EXERCISE GOAL: Filter the data below for the string "React" and copy each matching line.

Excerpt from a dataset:
━━━━━━━━━━

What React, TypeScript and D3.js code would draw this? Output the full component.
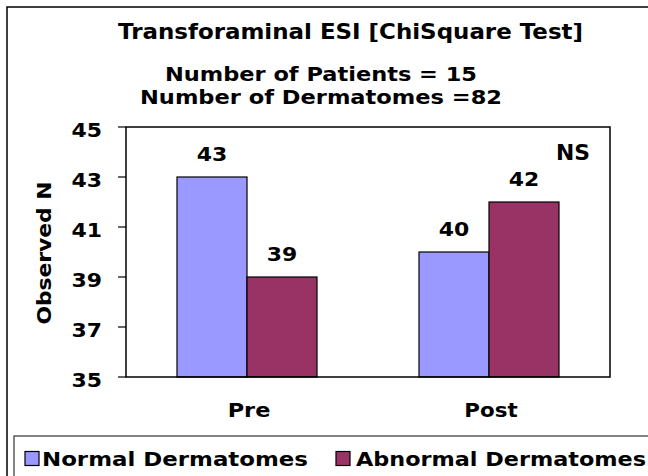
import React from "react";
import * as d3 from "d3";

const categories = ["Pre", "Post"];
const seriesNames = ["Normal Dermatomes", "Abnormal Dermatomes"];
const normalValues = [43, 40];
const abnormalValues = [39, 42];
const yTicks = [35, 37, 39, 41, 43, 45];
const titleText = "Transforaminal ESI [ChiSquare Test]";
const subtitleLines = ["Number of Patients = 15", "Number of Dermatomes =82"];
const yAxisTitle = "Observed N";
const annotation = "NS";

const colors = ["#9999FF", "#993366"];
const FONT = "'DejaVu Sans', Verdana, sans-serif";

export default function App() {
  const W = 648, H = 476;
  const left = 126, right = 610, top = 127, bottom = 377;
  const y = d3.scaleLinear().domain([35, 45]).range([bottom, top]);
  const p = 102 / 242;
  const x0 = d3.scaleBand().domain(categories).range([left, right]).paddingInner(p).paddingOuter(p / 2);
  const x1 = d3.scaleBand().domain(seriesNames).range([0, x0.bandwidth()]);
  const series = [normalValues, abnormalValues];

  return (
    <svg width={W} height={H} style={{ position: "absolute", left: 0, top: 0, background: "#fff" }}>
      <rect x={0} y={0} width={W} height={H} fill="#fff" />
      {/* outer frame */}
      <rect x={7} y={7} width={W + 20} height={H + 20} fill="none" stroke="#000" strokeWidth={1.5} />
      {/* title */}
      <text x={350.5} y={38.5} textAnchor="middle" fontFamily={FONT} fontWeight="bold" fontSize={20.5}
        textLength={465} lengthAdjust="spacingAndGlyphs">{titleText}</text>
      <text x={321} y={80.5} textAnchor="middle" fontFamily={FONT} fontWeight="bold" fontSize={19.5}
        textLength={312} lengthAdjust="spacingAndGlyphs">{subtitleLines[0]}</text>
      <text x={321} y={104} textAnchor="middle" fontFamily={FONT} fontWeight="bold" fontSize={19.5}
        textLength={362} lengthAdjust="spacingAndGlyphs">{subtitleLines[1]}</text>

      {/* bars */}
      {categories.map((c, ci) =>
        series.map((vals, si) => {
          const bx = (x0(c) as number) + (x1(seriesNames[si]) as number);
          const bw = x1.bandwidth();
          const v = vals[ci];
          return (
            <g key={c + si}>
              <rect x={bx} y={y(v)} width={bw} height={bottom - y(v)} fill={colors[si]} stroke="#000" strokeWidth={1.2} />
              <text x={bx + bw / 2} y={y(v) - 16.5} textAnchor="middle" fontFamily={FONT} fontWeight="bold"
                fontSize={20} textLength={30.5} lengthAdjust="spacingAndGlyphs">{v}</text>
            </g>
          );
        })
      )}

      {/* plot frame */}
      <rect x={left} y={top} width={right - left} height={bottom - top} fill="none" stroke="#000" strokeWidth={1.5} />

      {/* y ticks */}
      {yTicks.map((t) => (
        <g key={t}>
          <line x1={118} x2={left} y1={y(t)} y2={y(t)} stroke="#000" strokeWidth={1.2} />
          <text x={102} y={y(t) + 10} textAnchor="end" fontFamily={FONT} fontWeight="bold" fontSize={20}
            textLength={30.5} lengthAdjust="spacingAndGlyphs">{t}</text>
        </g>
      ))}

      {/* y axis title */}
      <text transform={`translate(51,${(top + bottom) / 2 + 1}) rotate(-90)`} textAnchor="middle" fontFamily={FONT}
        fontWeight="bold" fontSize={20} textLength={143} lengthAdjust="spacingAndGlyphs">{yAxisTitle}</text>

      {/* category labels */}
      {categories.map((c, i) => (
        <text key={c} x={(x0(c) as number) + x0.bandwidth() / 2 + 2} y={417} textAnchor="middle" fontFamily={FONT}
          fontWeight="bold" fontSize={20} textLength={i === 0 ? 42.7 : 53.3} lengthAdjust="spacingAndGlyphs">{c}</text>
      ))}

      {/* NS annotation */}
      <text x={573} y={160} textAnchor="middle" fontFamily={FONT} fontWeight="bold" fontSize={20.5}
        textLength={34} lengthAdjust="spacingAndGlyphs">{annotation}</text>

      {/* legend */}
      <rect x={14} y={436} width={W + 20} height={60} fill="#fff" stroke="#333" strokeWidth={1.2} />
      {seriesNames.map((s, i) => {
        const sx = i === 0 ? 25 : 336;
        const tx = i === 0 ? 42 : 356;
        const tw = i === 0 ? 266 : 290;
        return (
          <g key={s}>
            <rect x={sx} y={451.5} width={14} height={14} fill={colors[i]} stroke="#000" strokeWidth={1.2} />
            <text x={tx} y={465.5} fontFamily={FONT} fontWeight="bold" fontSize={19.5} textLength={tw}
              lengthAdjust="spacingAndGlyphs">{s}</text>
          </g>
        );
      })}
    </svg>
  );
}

━━━━━━━━━━

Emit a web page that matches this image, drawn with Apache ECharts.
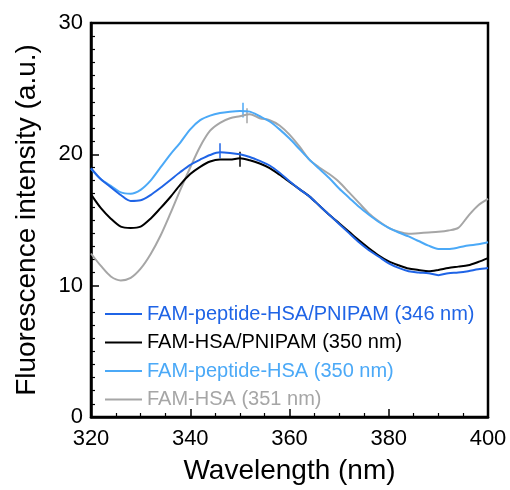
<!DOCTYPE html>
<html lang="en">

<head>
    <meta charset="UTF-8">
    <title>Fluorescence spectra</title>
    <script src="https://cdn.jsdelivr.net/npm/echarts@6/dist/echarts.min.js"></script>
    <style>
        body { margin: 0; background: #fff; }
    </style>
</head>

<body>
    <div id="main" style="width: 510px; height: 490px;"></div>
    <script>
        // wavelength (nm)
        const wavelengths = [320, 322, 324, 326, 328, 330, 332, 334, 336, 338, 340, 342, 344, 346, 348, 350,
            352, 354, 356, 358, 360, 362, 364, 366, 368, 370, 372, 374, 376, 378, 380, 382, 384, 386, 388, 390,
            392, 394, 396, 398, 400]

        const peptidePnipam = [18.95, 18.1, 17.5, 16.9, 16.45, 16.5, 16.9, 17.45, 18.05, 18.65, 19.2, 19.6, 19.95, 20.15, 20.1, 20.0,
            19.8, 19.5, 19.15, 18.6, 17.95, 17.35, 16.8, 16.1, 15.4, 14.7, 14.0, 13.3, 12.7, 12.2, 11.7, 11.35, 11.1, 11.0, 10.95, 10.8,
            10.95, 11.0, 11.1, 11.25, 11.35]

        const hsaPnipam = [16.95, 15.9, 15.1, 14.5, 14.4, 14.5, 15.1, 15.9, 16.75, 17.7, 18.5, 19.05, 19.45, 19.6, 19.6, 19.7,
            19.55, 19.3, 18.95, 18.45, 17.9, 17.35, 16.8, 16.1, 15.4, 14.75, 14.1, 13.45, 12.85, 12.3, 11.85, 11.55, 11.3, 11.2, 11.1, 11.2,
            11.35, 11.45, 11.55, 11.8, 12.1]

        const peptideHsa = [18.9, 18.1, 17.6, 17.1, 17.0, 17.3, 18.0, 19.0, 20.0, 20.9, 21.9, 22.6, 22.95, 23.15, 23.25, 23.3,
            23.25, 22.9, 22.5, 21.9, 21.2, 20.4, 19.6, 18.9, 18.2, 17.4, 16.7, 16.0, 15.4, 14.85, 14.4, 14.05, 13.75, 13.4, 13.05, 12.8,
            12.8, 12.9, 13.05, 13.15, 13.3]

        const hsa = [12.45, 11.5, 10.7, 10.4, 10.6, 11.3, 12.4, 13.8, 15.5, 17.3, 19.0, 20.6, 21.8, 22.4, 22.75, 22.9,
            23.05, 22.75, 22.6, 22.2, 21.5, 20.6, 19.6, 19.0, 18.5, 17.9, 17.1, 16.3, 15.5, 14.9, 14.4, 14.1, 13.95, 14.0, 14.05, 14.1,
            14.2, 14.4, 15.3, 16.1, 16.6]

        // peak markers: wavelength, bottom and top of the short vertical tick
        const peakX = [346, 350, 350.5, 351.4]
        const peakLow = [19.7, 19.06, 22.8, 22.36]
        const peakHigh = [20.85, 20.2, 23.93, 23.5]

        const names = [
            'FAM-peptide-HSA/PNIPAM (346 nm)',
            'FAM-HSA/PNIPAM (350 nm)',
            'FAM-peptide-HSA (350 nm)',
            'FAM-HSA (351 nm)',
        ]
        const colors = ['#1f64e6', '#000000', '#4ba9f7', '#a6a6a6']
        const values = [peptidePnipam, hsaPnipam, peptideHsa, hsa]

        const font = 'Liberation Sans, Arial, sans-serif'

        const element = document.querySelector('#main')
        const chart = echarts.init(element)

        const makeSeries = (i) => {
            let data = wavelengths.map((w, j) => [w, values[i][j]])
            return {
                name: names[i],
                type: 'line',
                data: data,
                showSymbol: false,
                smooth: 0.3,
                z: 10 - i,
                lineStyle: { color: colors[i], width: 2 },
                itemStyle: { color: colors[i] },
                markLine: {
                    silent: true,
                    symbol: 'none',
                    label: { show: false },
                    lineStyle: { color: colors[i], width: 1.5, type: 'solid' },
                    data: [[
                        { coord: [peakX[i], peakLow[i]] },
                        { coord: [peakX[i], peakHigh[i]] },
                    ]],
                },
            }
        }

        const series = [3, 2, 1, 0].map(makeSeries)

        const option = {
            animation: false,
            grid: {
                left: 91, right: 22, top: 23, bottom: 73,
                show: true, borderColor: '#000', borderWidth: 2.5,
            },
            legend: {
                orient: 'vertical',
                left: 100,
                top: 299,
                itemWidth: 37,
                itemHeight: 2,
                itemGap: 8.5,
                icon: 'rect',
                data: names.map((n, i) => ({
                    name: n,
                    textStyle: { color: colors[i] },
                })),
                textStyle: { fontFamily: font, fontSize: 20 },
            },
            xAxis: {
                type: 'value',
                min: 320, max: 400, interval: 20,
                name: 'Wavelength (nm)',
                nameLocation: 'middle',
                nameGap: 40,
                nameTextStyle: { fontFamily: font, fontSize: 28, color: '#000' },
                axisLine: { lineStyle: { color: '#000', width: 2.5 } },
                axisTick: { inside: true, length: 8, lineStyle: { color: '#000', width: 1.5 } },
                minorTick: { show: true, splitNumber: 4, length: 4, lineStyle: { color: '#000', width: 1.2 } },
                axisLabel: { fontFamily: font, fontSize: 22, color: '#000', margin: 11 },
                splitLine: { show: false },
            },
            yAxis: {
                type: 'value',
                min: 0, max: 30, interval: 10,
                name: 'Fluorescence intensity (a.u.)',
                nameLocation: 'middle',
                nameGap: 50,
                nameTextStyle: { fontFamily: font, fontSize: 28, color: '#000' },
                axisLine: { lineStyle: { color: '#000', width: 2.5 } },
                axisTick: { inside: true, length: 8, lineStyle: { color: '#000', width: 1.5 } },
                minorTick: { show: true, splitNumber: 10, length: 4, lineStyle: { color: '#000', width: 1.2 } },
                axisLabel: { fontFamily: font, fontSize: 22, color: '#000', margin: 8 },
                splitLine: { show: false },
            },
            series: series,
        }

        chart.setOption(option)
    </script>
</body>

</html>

━━━━━━━━━━

COMPLETE OUTPUT:
What React, TypeScript and D3.js code would draw this? Output the full component.
import React from "react";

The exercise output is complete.